Le concept commence à prendre forme. Il détaille: «Les douze danseurs folkloriques régionaux, avec leurs costumes traditionnels, représentent le riche héritage de la culture albanaise. Les quatre musiciens au centre, qui jouent de la musique des quatre coins du pays, apportent l’énergie et l’harmonie nécessaires pour que les gens dansent le ballet comme nous le faisons toujours en Albanie.»

Pirro Ruço a poussé les détails si loin que l’on peut réellement voir les émotions des seize sculptures miniatures. «C’est ce dont je suis le plus fier, car cela capture l’essence de mon identité et de celle de l’Albanie.» L’autre caractéristique remarquable de la montre est son cadran en micro-mosaïque formé de 1’500 rectangles de verre de Murano dans des tons chauds et dégradés de rouge et de noir, entrelacés dans un motif en forme de labyrinthe. Il a dû en examiner 20’000 à l’aide d’un microscope pour les choisir... et les placer lui-même sur le cadran. La passion et l’énergie de Pirro semblent illimitées.
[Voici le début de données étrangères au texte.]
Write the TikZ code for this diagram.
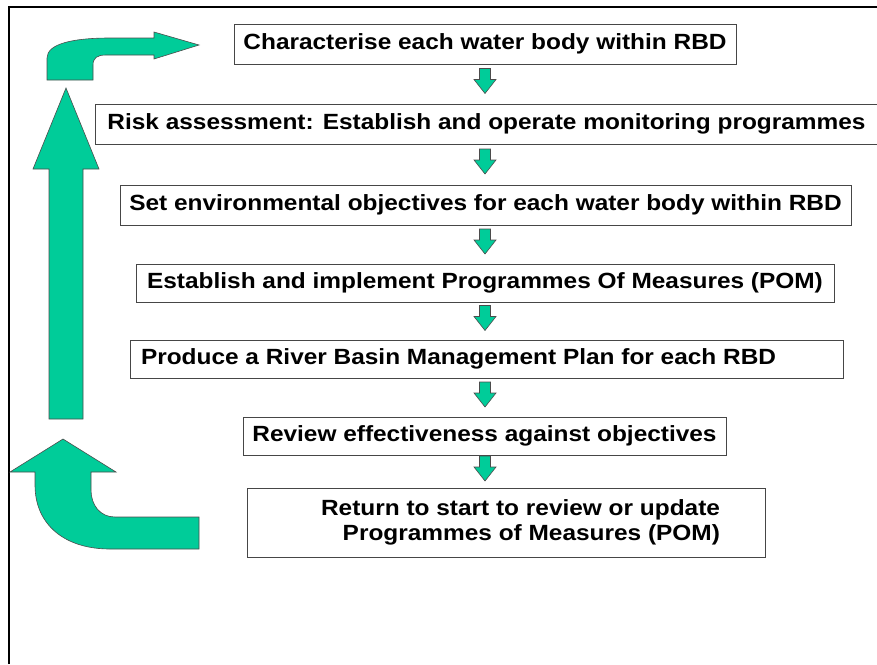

Pirro, l'horlogerie d'art en autodidacte

Le défi suivant consistait à trouver le mouvement adapté à cette création. Cela a pris sept ans. C’est Agenhor qui a créé le calibre qui actionne les aiguilles en forme de griffes d’aigle affichant les heures et minutes. Enfin, Pirro Ruço s’est attaqué lui-même au boîtier de 46 mm, cornes, couronne et fond compris. Il a réalisé tous les détails en modifiant ses propres machines et en expérimentant pour atteindre le niveau de précision que son esprit créatif s’était fixé.

L’avenir

Avec son prix élevé de CHF 1’200’000, la montre a-t-elle déjà été vendue? Comme à son habitude, l’artisan répond honnêtement: «Nous avons eu quelques demandes, mais ce n’est pas encore fait. L’un des plus gros problèmes, c’est qu’elle n’a pas de prix pour moi!»

Pirro Artistic Jewellery va-t-il devenir une marque horlogère à part entière? «La philosophie pour moi est de mesurer le temps avec une beauté intemporelle. J’ai l’intention de créer d’autres garde-temps avec des métiers artistiques distinctifs d’autres cultures. Il s’agira toujours d’éditions limitées. Je suis confiant car la miniature d’œuvres d’art est devenue ma zone de confort. Et surtout, je n’abandonnerai jamais!» Au vu de son histoire et de son parcours, on peut le croire sur parole.